# Security

We strive to provide a library with secure defaults.

## Configuration

### Filters

*pypdf* currently employs output size limits for some filters which are known to possibly have large compression ratios
and other related issues.

The usual limit is at 75 MB of uncompressed data during decompression. If this is too low for your use case, and you are
aware of the possible side effects, you can modify the following constants:

* `pypdf.filters.JBIG2_MAX_OUTPUT_LENGTH` for the *JBIG2Decode* filter (JBIG2 images)
* `pypdf.filters.LZW_MAX_OUTPUT_LENGTH` for the maximum output length of the *LZWDecode* filter (LZW compression)
* `pypdf.filters.RUN_LENGTH_MAX_OUTPUT_LENGTH` for the maximum output length of the *RunLengthDecode* filter (run-length compression)
* `pypdf.filters.ZLIB_MAX_OUTPUT_LENGTH` for the maximum output length of the *FlateDecode* filter (zlib compression)
* `pypdf.filters.ZLIB_MAX_RECOVERY_INPUT_LENGTH` for the number of bytes to attempt the recovery with for the *FlateDecode* filter.
  It defaults to 5 MB due to the much more complex recovery approach.

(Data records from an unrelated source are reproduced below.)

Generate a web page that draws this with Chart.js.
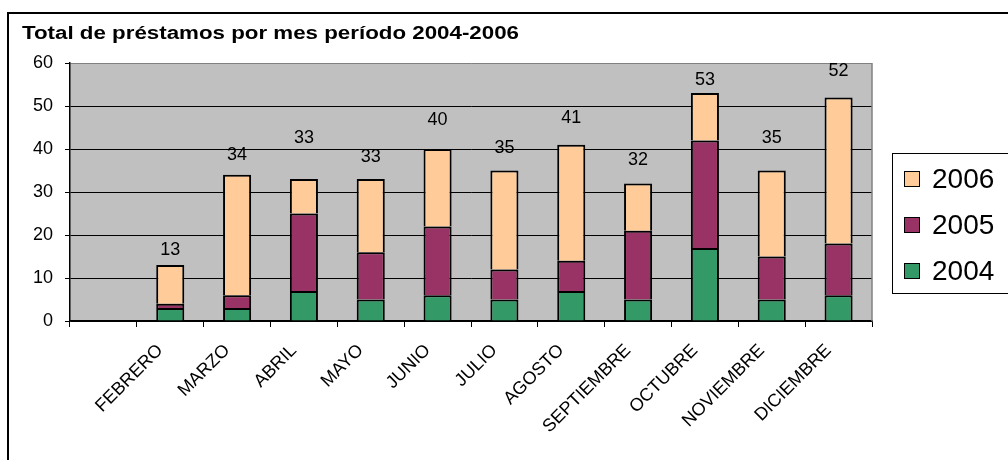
<!DOCTYPE html>
<html>
<head>
<meta charset="utf-8">
<script src="https://cdn.jsdelivr.net/npm/chart.js@4"></script>
<style>
  body { margin: 0; background: #fff; }
  #wrap { width: 1008px; height: 460px; }
</style>
</head>
<body>
<div id="wrap"><canvas id="chart" width="1008" height="460"></canvas></div>
<script>
// first slot is empty in the original sheet
const months = ['', 'FEBRERO', 'MARZO', 'ABRIL', 'MAYO', 'JUNIO', 'JULIO', 'AGOSTO',
  'SEPTIEMBRE', 'OCTUBRE', 'NOVIEMBRE', 'DICIEMBRE'];
const y2004 = [null, 3, 3, 7, 5, 6, 5, 7, 5, 17, 5, 6];
const y2005 = [null, 1, 3, 18, 11, 16, 7, 7, 16, 25, 10, 12];
const y2006 = [null, 9, 28, 8, 17, 18, 23, 27, 11, 11, 20, 34];
const yTicks = [0, 10, 20, 30, 40, 50, 60];

const title = 'Total de préstamos por mes período 2004-2006';
const FONT = '"Liberation Sans", Arial, sans-serif';

// how far (px) each total label sits above its stack, as placed in the original
const labelLift = [0, 15, 20, 41, 22, 29, 22, 27, 23, 13, 32, 26];

const decor = {
  id: 'decor',
  beforeDraw(chart) {
    const { ctx, chartArea: a } = chart;
    ctx.save();
    ctx.fillStyle = '#fff';
    ctx.fillRect(0, 0, chart.width, chart.height);
    ctx.strokeStyle = '#000';
    ctx.lineWidth = 2;
    ctx.strokeRect(8, 13, chart.width + 20, chart.height + 20);
    ctx.fillStyle = '#c0c0c0';
    ctx.fillRect(a.left, a.top, a.right - a.left, a.bottom - a.top);
    // excel draws the title a bit wider than the font
    ctx.fillStyle = '#000';
    ctx.font = 'bold 18px ' + FONT;
    ctx.textBaseline = 'alphabetic';
    ctx.translate(22, 39);
    ctx.scale(1.24, 1);
    ctx.fillText(title, 0, 0);
    ctx.restore();
  },
  afterDatasetsDraw(chart) {
    const { ctx, chartArea: a } = chart;
    const xs = chart.scales.x, ys = chart.scales.y;
    ctx.save();
    ctx.strokeStyle = '#808080';
    ctx.lineWidth = 1.5;
    ctx.beginPath();
    ctx.moveTo(a.right, a.top);
    ctx.lineTo(a.right, a.bottom);
    ctx.stroke();

    ctx.fillStyle = '#000';
    ctx.font = '18px ' + FONT;
    ctx.textAlign = 'center';
    ctx.textBaseline = 'middle';
    months.forEach((m, i) => {
      if (y2004[i] == null) return;
      const total = y2004[i] + y2005[i] + y2006[i];
      ctx.fillText(String(total), xs.getPixelForValue(i), ys.getPixelForValue(total) - labelLift[i]);
    });

    // legend, Excel style
    ctx.strokeStyle = '#000';
    ctx.lineWidth = 1;
    ctx.strokeRect(892.5, 153.5, 140, 140);
    const items = [['2006', '#ffcc99'], ['2005', '#993366'], ['2004', '#339966']];
    ctx.font = '28px ' + FONT;
    ctx.textAlign = 'left';
    items.forEach(([lab, col], k) => {
      const cy = 179 + k * 46;
      ctx.fillStyle = col;
      ctx.fillRect(904, cy - 8, 16, 16);
      ctx.strokeRect(904.5, cy - 7.5, 15, 15);
      ctx.fillStyle = '#000';
      ctx.fillText(lab, 932, cy + 1);
    });
    ctx.restore();
  }
};

new Chart(document.getElementById('chart'), {
  type: 'bar',
  data: {
    labels: months,
    datasets: [
      { label: '2004', data: y2004, backgroundColor: '#339966' },
      { label: '2005', data: y2005, backgroundColor: '#993366' },
      { label: '2006', data: y2006, backgroundColor: '#ffcc99' }
    ]
  },
  options: {
    responsive: false,
    animation: false,
    datasets: {
      bar: {
        borderColor: '#000',
        borderWidth: 2,
        borderSkipped: 'start',
        barPercentage: 0.42,
        categoryPercentage: 1
      }
    },
    layout: { padding: { top: 63, right: 136, left: 0, bottom: 0 } },
    plugins: { legend: { display: false }, tooltip: { enabled: false } },
    scales: {
      x: {
        stacked: true,
        grid: { offset: true, drawOnChartArea: false, color: '#000', tickLength: 6 },
        border: { color: '#000', width: 1.5 },
        ticks: {
          color: '#000', font: { family: FONT, size: 18 },
          minRotation: 45, maxRotation: 45, padding: 13, labelOffset: -10, autoSkip: false
        },
        afterFit(s) { s.height = 139; }
      },
      y: {
        stacked: true,
        min: 0,
        max: 60,
        afterBuildTicks(s) { s.ticks = yTicks.map(v => ({ value: v })); },
        grid: {
          color: c => (c.tick && c.tick.value === 60 ? '#808080' : '#000'),
          tickColor: '#000',
          tickLength: 5
        },
        border: { color: '#000', width: 1.5 },
        ticks: { color: '#000', font: { family: FONT, size: 18 }, padding: 12 },
        afterFit(s) { s.width = 70; }
      }
    }
  },
  plugins: [decor]
});
</script>
</body>
</html>
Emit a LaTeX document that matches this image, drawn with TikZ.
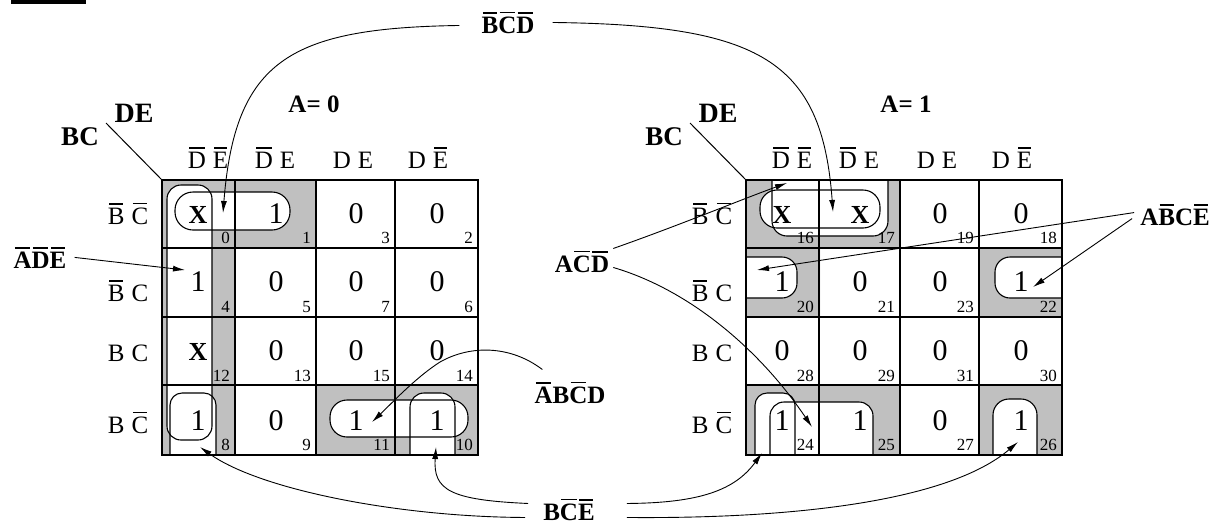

The following general stream length limits apply, defaulting to 75 MB as well:

* `pypdf.filters.MAX_DECLARED_STREAM_LENGTH` for the `/Length` field of streams.
* `pypdf.filters.MAX_ARRAY_BASED_STREAM_OUTPUT_LENGTH` for the maximum allowed output length of array-based streams.

For the *JBIG2Decode* filter, calling the external *jbig2dec* tool can be disabled by setting `pypdf.filters.JBIG2DEC_BINARY = None`.

For the *FlateDecode* filter, the following additional limits apply:

* `pypdf.filters.FLATE_MAX_BUFFER_SIZE` for the maximum buffer size to allocate for images, defaulting to 75 MB
* `pypdf.filters.FLATE_MAX_COLUMNS` for the maximum number of columns, defaulting to 250 000
* `pypdf.filters.FLATE_MAX_ROW_LENGTH` for the maximum row length, defaulting to 4 MB

### Reading

*pypdf* currently employs the following reading limits on *PdfReader* instances:

* `root_object_recovery_limit` limits the number of objects to read before stopping with Root object recovery in
  non-strict mode. It defaults to 10 000. Setting it to `None` will fully disable this limit.

If you want to employ custom limits for the *PdfWriter* as well, the currently preferred way
is to initialize it from the reader, id est something like
`PdfWriter(clone_from=PdfReader("file.pdf", root_object_recovery_limit=42))`.

For *PdfWriter* instances, the following limits are employed for incremental reading:

* `incremental_clone_object_count_limit` limits the number of objects to read during cloning. It defaults to
  500 000. Setting it to `None` will fully disable this limit.
* `incremental_clone_object_id_limit` limits the maximum object ID to read during cloning. It defaults to
  1 000 000. Setting it to `None` will fully disable this limit.

### XMP

For reading the XML-based XMP metadata, the following limits apply:

* `pypdf.xmp.XMP_MAX_INPUT_LENGTH` for the maximum stream length, defaulting to 5 MB.
* `pypdf.xmp.XMP_MAX_ELEMENT_COUNT` for the maximum number of elements, defaulting to 100 000.

## Reporting possible vulnerabilities

Please refer to our [security policy](https://github.com/py-pdf/pypdf/security/policy).

## Invalid reports

### Exceptions

Most exceptions raised by our code are considered bugs or robustness issues and can be reported publicly.
We consider it the task of the library user to catch exceptions which could cause their service to crash, although we try to
only raise a known set of exception types.

### Cryptographic functions

We receive reports about possibly insecure cryptography from time to time. This includes the following aspects:

* Using the ARC4 cipher
* Using the AES cipher in ECB mode
* Using MD5 for hashing

These are requirements of the PDF standard, which we need to achieve the greatest compatibility with.
Although some of them might be deprecated in PDF 2.0, the PDF 2.0 adoption rate is very low and legacy documents need to be supported.

### XML parsing

We use `xml.minidom` for parsing XMP information. Given recent Python versions built against recent Expat versions, the usual attacks
(exponential entity expansion and external entity expansion) should not be possible. We have corresponding tests in place to ensure
this for the platforms our tests run against.

For some details, see [the official documentation](https://docs.python.org/3/library/xml.html#xml-security) and the
[README for defusedxml](https://github.com/tiran/defusedxml/blob/main/README.md#python-xml-libraries).

Please note that automated scanners tend to still flag any direct imports of XML modules from the Python standard library as unsafe.
There have been discussions about this being outdated already, but they are still being flagged.